The present invention relates to the field of telecommunications and more particularly to a method and apparatus for optical signal transmission.
Today telecommunication systems mainly rely on optical transmission in the backbone network but with signal processing and switching still being electrical. Future telecommunication networks, however, will eventually incorporate all-optical signal processing and transparent optical switching. Moreover, while today's optical transmission systems use multiplexing schemes such as time division multiplexing or wavelength multiplexing with permanent or semi-permanent bandwidth allocation, future networks are expected to employ optical packet switching and statistical multiplexing. Optical packet switching means that short optical bursts are switched on an individual basis through the network.

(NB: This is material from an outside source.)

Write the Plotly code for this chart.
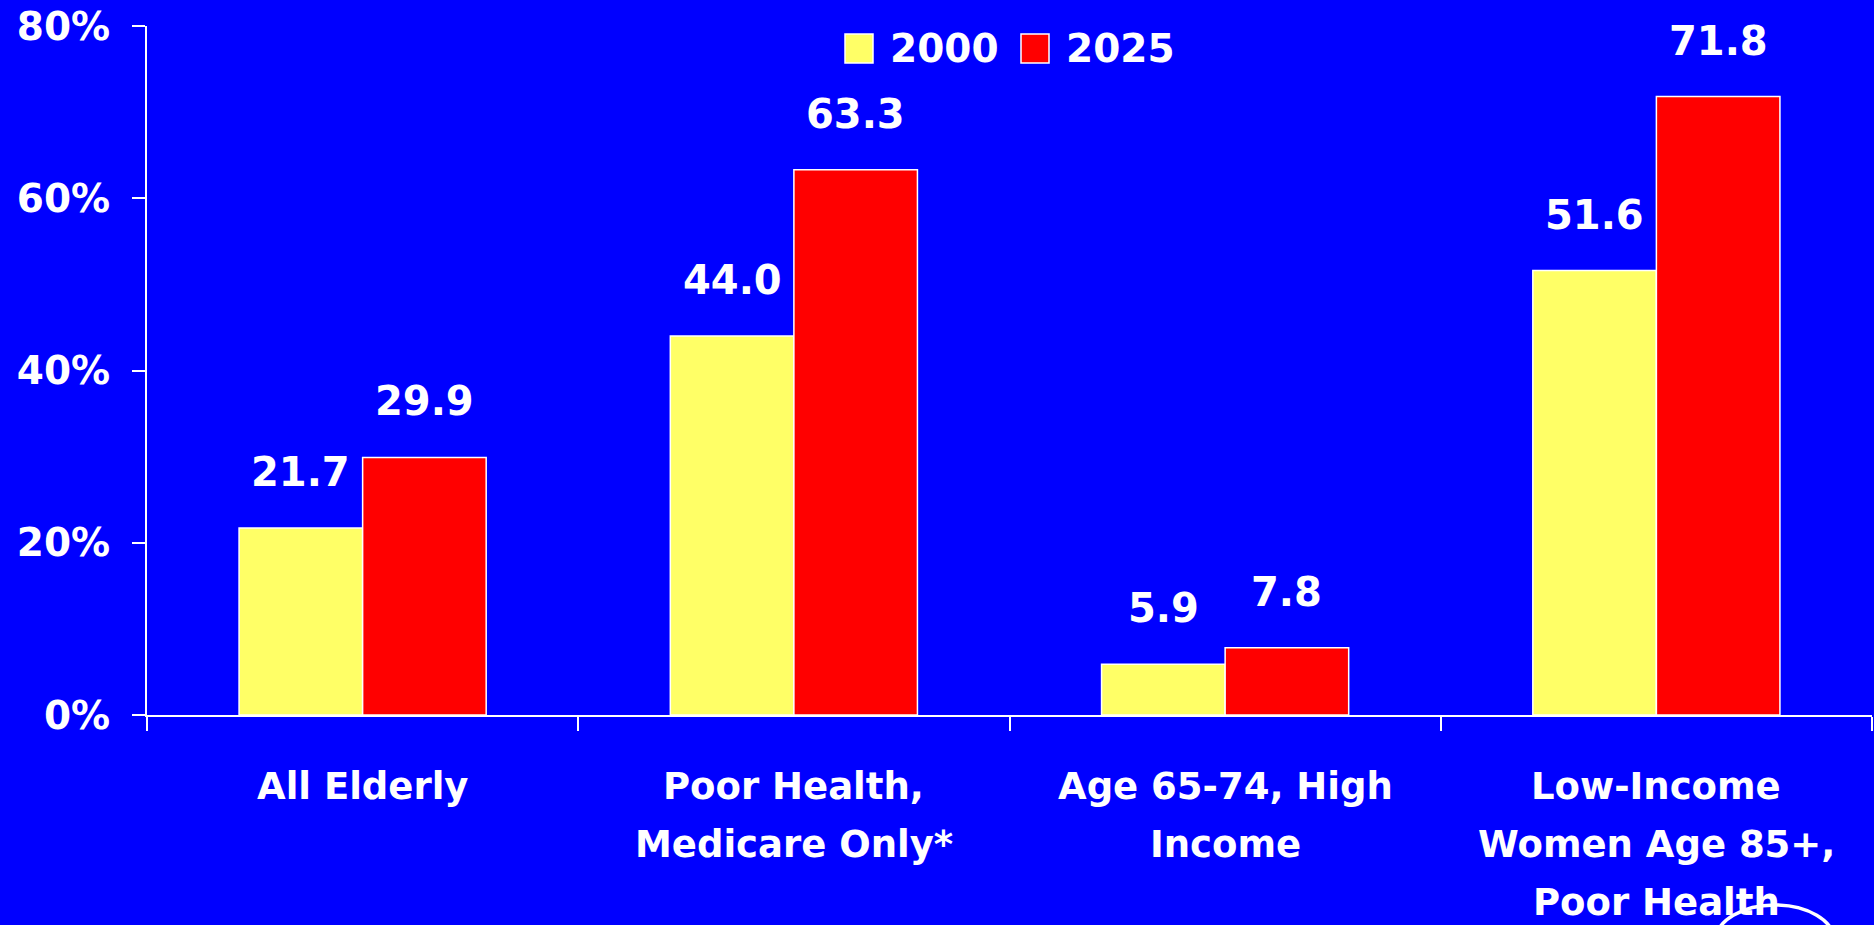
import plotly.graph_objects as go

# ---------------- data ----------------
categories = [
    ["All Elderly"],
    ["Poor Health,", "Medicare Only*"],
    ["Age 65-74, High", "Income"],
    ["Low-Income", "Women Age 85+,", "Poor Health"],
]
series_names = ["2000", "2025"]
values_2000 = [21.7, 44.0, 5.9, 51.6]
values_2025 = [29.9, 63.3, 7.8, 71.8]
y_tick_vals = [0, 20, 40, 60, 80]
y_tick_text = ["0%", "20%", "40%", "60%", "80%"]

# ---------------- style ----------------
W, H = 1874, 925
ML, MR, MT, MB = 147, 2, 26, 210
BG = "#0000FF"
YELLOW = "#FFFF66"
RED = "#FF0000"
WHITE = "#FFFFFF"
FONT = "DejaVu Sans"
BARGAP = 0.427

x_idx = list(range(len(categories)))
half = (1 - BARGAP) / 4.0  # half bar width in data units

fig = go.Figure()
for name, vals, col in [(series_names[0], values_2000, YELLOW), (series_names[1], values_2025, RED)]:
    fig.add_trace(go.Bar(
        x=x_idx, y=vals, name=name,
        marker=dict(color=col, line=dict(color=WHITE, width=1.5)),
        showlegend=False, hoverinfo="skip",
    ))

annotations = []
# value labels
for sign, vals in [(-1, values_2000), (1, values_2025)]:
    for i, v in zip(x_idx, vals):
        annotations.append(dict(
            x=i + sign * half, y=v, xref="x", yref="y",
            text=f"{v:.1f}", showarrow=False,
            yanchor="middle", yshift=56,
            font=dict(family=FONT, size=40, color=WHITE, weight="bold"),
        ))
# category labels (one annotation per line)
for i, lines in zip(x_idx, categories):
    for k, line in enumerate(lines):
        annotations.append(dict(
            x=i, y=0, xref="x", yref="y",
            text=line, showarrow=False,
            yanchor="middle", yshift=-(71 + 58 * k),
            font=dict(family=FONT, size=37, color=WHITE, weight="bold"),
        ))

# manual legend (pixel -> paper helpers)
PW = W - ML - MR
PH = H - MT - MB
def px_x(px):
    return (px - ML) / PW
def px_y(py):
    return (H - MB - py) / PH

shapes = []
legend_items = [(series_names[0], YELLOW, 845), (series_names[1], RED, 1021)]
for name, col, lx in legend_items:
    shapes.append(dict(type="rect", xref="paper", yref="paper",
                       x0=px_x(lx), x1=px_x(lx + 28), y0=px_y(63), y1=px_y(34),
                       fillcolor=col, line=dict(color=WHITE, width=1.5), layer="above"))
    annotations.append(dict(
        x=px_x(lx + 43), y=px_y(49), xref="paper", yref="paper",
        text=name, showarrow=False, xanchor="left", yanchor="middle",
        font=dict(family=FONT, size=39, color=WHITE, weight="bold"),
    ))

# partial logo ellipse at the bottom right edge
shapes.append(dict(type="circle", xref="paper", yref="paper",
                   x0=px_x(1716), x1=px_x(1834), y0=px_y(975), y1=px_y(905),
                   line=dict(color=WHITE, width=3.5), fillcolor="rgba(0,0,0,0)"))

fig.update_layout(
    width=W, height=H, autosize=False,
    margin=dict(l=ML, r=MR, t=MT, b=MB, pad=0),
    paper_bgcolor=BG, plot_bgcolor=BG,
    barmode="group", bargap=BARGAP, bargroupgap=0,
    annotations=annotations, shapes=shapes,
    showlegend=False,
    xaxis=dict(
        range=[-0.5, len(categories) - 0.5],
        tickvals=[i - 0.5 for i in range(len(categories) + 1)],
        ticktext=[""] * (len(categories) + 1),
        ticks="outside", ticklen=14, tickwidth=2, tickcolor=WHITE,
        showline=True, linecolor=WHITE, linewidth=2,
        showgrid=False, zeroline=False, fixedrange=True,
    ),
    yaxis=dict(
        range=[0, 80],
        tickvals=y_tick_vals, ticktext=y_tick_text,
        ticks="outside", ticklen=13, tickwidth=2, tickcolor=WHITE,
        showline=True, linecolor=WHITE, linewidth=2,
        showgrid=False, zeroline=False, fixedrange=True,
        tickfont=dict(family=FONT, size=39, color=WHITE, weight="bold"),
        ticklabelstandoff=14,
    ),
)

fig.write_html("out.html", config={"displayModeBar": False},
               post_script="document.body.style.margin='0';document.body.style.overflow='hidden';")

When an optical signal is transmitted over an optical fiber link, it is subject to signal distortion due to dispersion effects (chromatic dispersion, polarization mode dispersion) and other non-linear distortion. Optical receivers in the network are thus equipped with optical compensators and/or electrical equalizers to balance the signal distortion. Such compensators and equalizers are adjustable to allow adaptation to the actual signal distortion. A good overview over adaptive optical and electrical equalization of distorted optical signals is given in H. Bülow, “Polarization Mode Dispersion Mitigation” in J. Proakis (Ed.) “Encyclopedia of Telecommunications”, 2002, Wiley, which is incorporated by reference herein.

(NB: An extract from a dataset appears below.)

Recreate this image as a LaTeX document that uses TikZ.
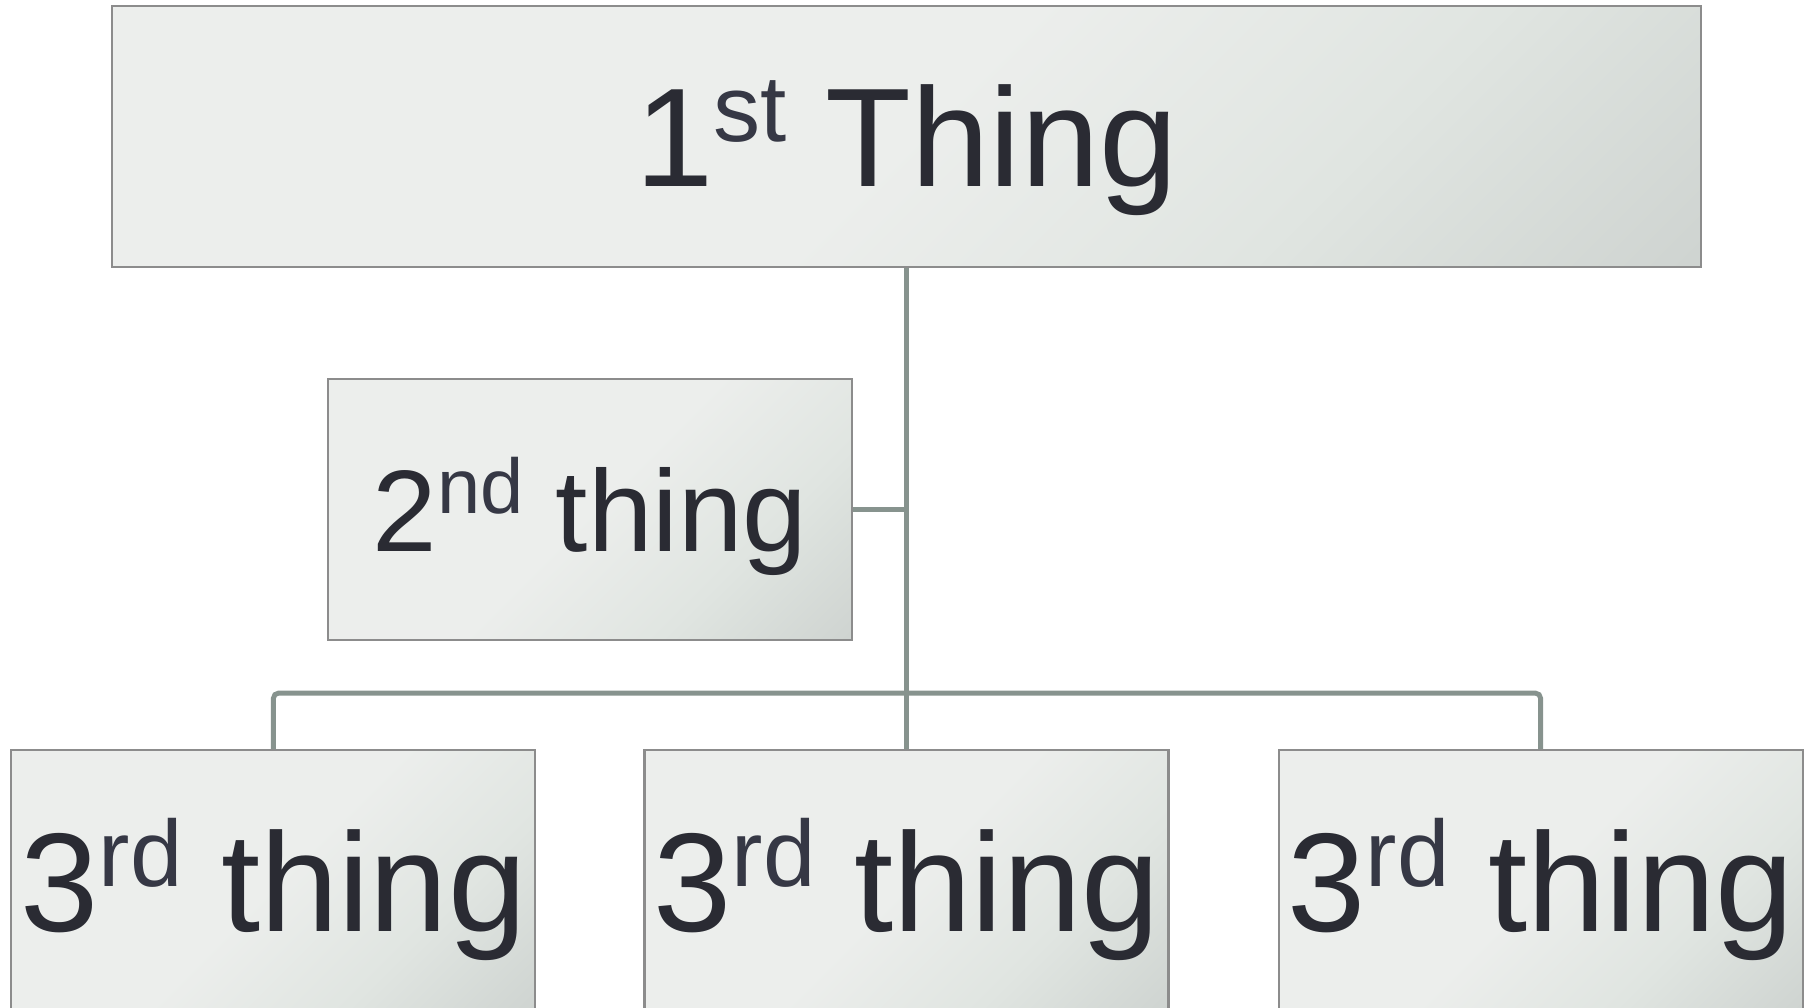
\documentclass[tikz,border=0pt]{standalone}
\usepackage{fontspec}
\setmainfont{Liberation Sans}
\usepackage{xcolor}
\usepackage{tikz}
\usetikzlibrary{positioning}

\definecolor{boxlight}{HTML}{ECEEEC}
\definecolor{boxmid}{HTML}{E0E5E1}
\definecolor{boxdark}{HTML}{CED3D0}
\definecolor{boxline}{HTML}{8C8C8C}
\definecolor{linkgray}{HTML}{87938E}
\definecolor{inkdark}{HTML}{2A2B33}
\definecolor{inksup}{HTML}{363845}

\pgfdeclarehorizontalshading{thingshade}{100bp}{color(0bp)=(boxlight); color(50bp)=(boxlight); color(68bp)=(boxmid); color(86bp)=(boxdark); color(100bp)=(boxdark)}

% ordinal suffix, raised and smaller
\newcommand{\ordsup}[1]{\raisebox{0.32em}{\scalebox{0.67}{\textcolor{inksup}{#1}}}}

\begin{document}
\begin{tikzpicture}[
    thingbox/.style={rectangle, draw=boxline, line width=0.6pt, shading=thingshade, shading angle=-45, minimum width=5.24cm, minimum height=2.61cm, inner sep=0pt, align=center, text=inkdark},
    bigtext/.style={font=\fontsize{40}{48}\selectfont, text height=28.6pt, text depth=0pt},
    midtext/.style={font=\fontsize{33}{40}\selectfont, text height=23.6pt, text depth=0pt},
    link/.style={draw=linkgray, line width=1.4pt, rounded corners=1.5pt}
]
\useasboundingbox (0,0) rectangle (18.06,-10.08);

% Top level
\node[thingbox, bigtext, minimum width=15.89cm] (first) at (9.065,-1.365) {1\ordsup{st} Thing};

% Levels below
\node[thingbox, midtext, below=1.1cm of first, xshift=-3.165cm] (second) {2\ordsup{nd} thing};
\node[thingbox, bigtext, below=4.81cm of first, minimum height=2.63cm] (thirdb) {3\ordsup{rd} thing};
\node[thingbox, bigtext, left=1.07cm of thirdb, minimum height=2.63cm] (thirda) {3\ordsup{rd} thing};
\node[thingbox, bigtext, right=1.08cm of thirdb, minimum height=2.63cm] (thirdc) {3\ordsup{rd} thing};

% Connectors
\draw[link] (first.south) -- (thirdb.north);
\draw[link] (second.east) -- (second.east -| first.south);
\draw[link] (thirda.north) -- ++(0,0.56) -| (thirdc.north);

\end{tikzpicture}
\end{document}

Today, a “blind” adaptation is used, which has a feedback loop that seeks to minimize for example the bit-error rate (BER) provided by a forward-error correction (FEC) unit or maximize the eye opening in an eye diagram. Such blind adaptation, however, is very slow compared to the length of optical bursts.

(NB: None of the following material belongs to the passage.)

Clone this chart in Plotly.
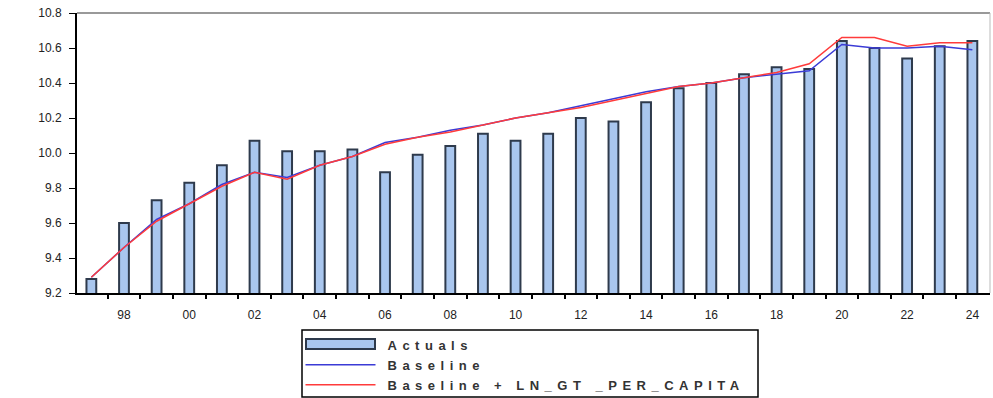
import plotly.graph_objects as go

years = list(range(1997, 2025))
actuals = [9.28, 9.60, 9.73, 9.83, 9.93, 10.07, 10.01, 10.01, 10.02, 9.89,
           9.99, 10.04, 10.11, 10.07, 10.11, 10.20, 10.18, 10.29, 10.37, 10.40,
           10.45, 10.49, 10.48, 10.64, 10.60, 10.54, 10.61, 10.64]
baseline = [9.29, 9.46, 9.62, 9.71, 9.82, 9.89, 9.86, 9.93, 9.98, 10.06,
            10.09, 10.13, 10.16, 10.20, 10.23, 10.27, 10.31, 10.35, 10.38, 10.40,
            10.43, 10.45, 10.47, 10.62, 10.60, 10.60, 10.61, 10.59]
baseline_gt = [9.29, 9.46, 9.61, 9.71, 9.81, 9.89, 9.85, 9.93, 9.98, 10.05,
               10.09, 10.12, 10.16, 10.20, 10.23, 10.26, 10.30, 10.34, 10.38, 10.40,
               10.43, 10.46, 10.51, 10.66, 10.66, 10.61, 10.63, 10.63]
tick_years = list(range(1998, 2025, 2))
tick_text = [f"{y % 100:02d}" for y in tick_years]
y_ticks = [9.2, 9.4, 9.6, 9.8, 10.0, 10.2, 10.4, 10.6, 10.8]

FONT = "Liberation Sans, Arial, sans-serif"
BAR_FILL = "#a9c6ee"
BAR_EDGE = "#2e3a4c"

L, R, T, B = 77, 3, 13, 105
W, H = 993, 398
PW, PH = W - L - R, H - T - B


def px(xp):
    return (xp - L) / PW


def py(yp):
    return (H - B - yp) / PH


fig = go.Figure()
fig.add_trace(go.Bar(
    x=years, y=actuals, name="Actuals", width=0.3, showlegend=False,
    marker=dict(color=BAR_FILL, line=dict(color=BAR_EDGE, width=2)),
))
# legend entry for the bars (swatch drawn as a shape below)
fig.add_trace(go.Scatter(
    x=[None], y=[None], name="Actuals", mode="lines",
    line=dict(color="rgba(0,0,0,0)", width=1), hoverinfo="skip",
))
fig.add_trace(go.Scatter(
    x=years, y=baseline, name="Baseline", mode="lines",
    line=dict(color="#3b3bd6", width=1.5),
))
fig.add_trace(go.Scatter(
    x=years, y=baseline_gt, name="Baseline + LN_GT _PER_CAPITA", mode="lines",
    line=dict(color="#ff3b3b", width=1.5),
))

fig.update_layout(
    width=W, height=H,
    margin=dict(l=L, r=R, t=T, b=B, autoexpand=False),
    paper_bgcolor="white", plot_bgcolor="white",
    font=dict(family=FONT, size=12, color="#222"),
    showlegend=True,
    legend=dict(
        x=px(300.5), y=py(330), xanchor="left", yanchor="top",
        bgcolor="rgba(0,0,0,0)", borderwidth=0,
        itemwidth=70, tracegroupgap=0,
        font=dict(family=FONT, size=13, color="#333", weight="bold"),
    ),
    xaxis=dict(
        range=[1996.56, 2024.54], showgrid=False, zeroline=False,
        tickmode="array", tickvals=tick_years, ticktext=tick_text,
        ticks="", ticklabelstandoff=10,
        showline=True, linecolor="black", linewidth=2,
        minor=dict(tickmode="array", tickvals=[y + 0.5 for y in years[:-1]],
                   ticks="outside", ticklen=4, tickcolor="black", tickwidth=2),
        tickfont=dict(family=FONT, size=12, color="#222"),
    ),
    yaxis=dict(
        range=[9.2, 10.8], showgrid=False, zeroline=False,
        tickmode="array", tickvals=y_ticks, tickformat=".1f",
        ticks="outside", ticklen=6, tickcolor="black", tickwidth=1,
        ticklabelstandoff=5,
        showline=True, linecolor="black", linewidth=2,
        tickfont=dict(family=FONT, size=12, color="#222"),
    ),
    shapes=[
        dict(type="line", xref="paper", yref="paper", x0=0, x1=1, y0=1, y1=1,
             line=dict(color="#999", width=2)),
        dict(type="line", xref="paper", yref="paper", x0=1, x1=1, y0=0, y1=1,
             line=dict(color="#bbb", width=1)),
        dict(type="rect", xref="paper", yref="paper",
             x0=px(302), x1=px(758), y0=py(397), y1=py(330),
             line=dict(color="black", width=1.5)),
        dict(type="rect", xref="paper", yref="paper",
             x0=px(306), x1=px(375), y0=py(349), y1=py(339),
             fillcolor=BAR_FILL, line=dict(color=BAR_EDGE, width=2)),
    ],
)

post = ("document.body.style.margin='0';"
        "var s=document.createElement('style');"
        "s.textContent='.legendtext{letter-spacing:5.5px;transform:translateX(7px)}"
        ".legend .scrollbox{clip-path:none !important}';"
        "document.head.appendChild(s);")
fig.write_html("out.html", post_script=post,
               config={"displayModeBar": False})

In the case of transparently switched optical networks, an optical signal might be re-routed via an alternate optical link and thus experience different dispersion or might experience varying non-linear distortion in the case of changing load of optical add/drop-multiplexers. Thus adaptation within a few milliseconds or even faster would be necessary. Furthermore, in optical packet-switched networks, different optical packets on the same fiber link may come via different optical paths from different sources in the network so that adaptation to each individual optical packet within a few nanoseconds might be requested. The fast adaptation thus required is orders of magnitudes to fast for known blind adaptation schemes.
In mobile radio networks, it has been proposed to use reference signals to allow fast time and frequency synchronization, see U.S. Pat. No. 5,936,961. In this different technical field, however, one has to deal with very different technical problems at much lower bitrates as compared to optical signal transmission, such as multipath propagation, fading, power control, and signal coding.
It is thus an object of the present invention to provide an adaptation of optical compensators and/or electrical equalizers in optical receivers of an optical transmission network.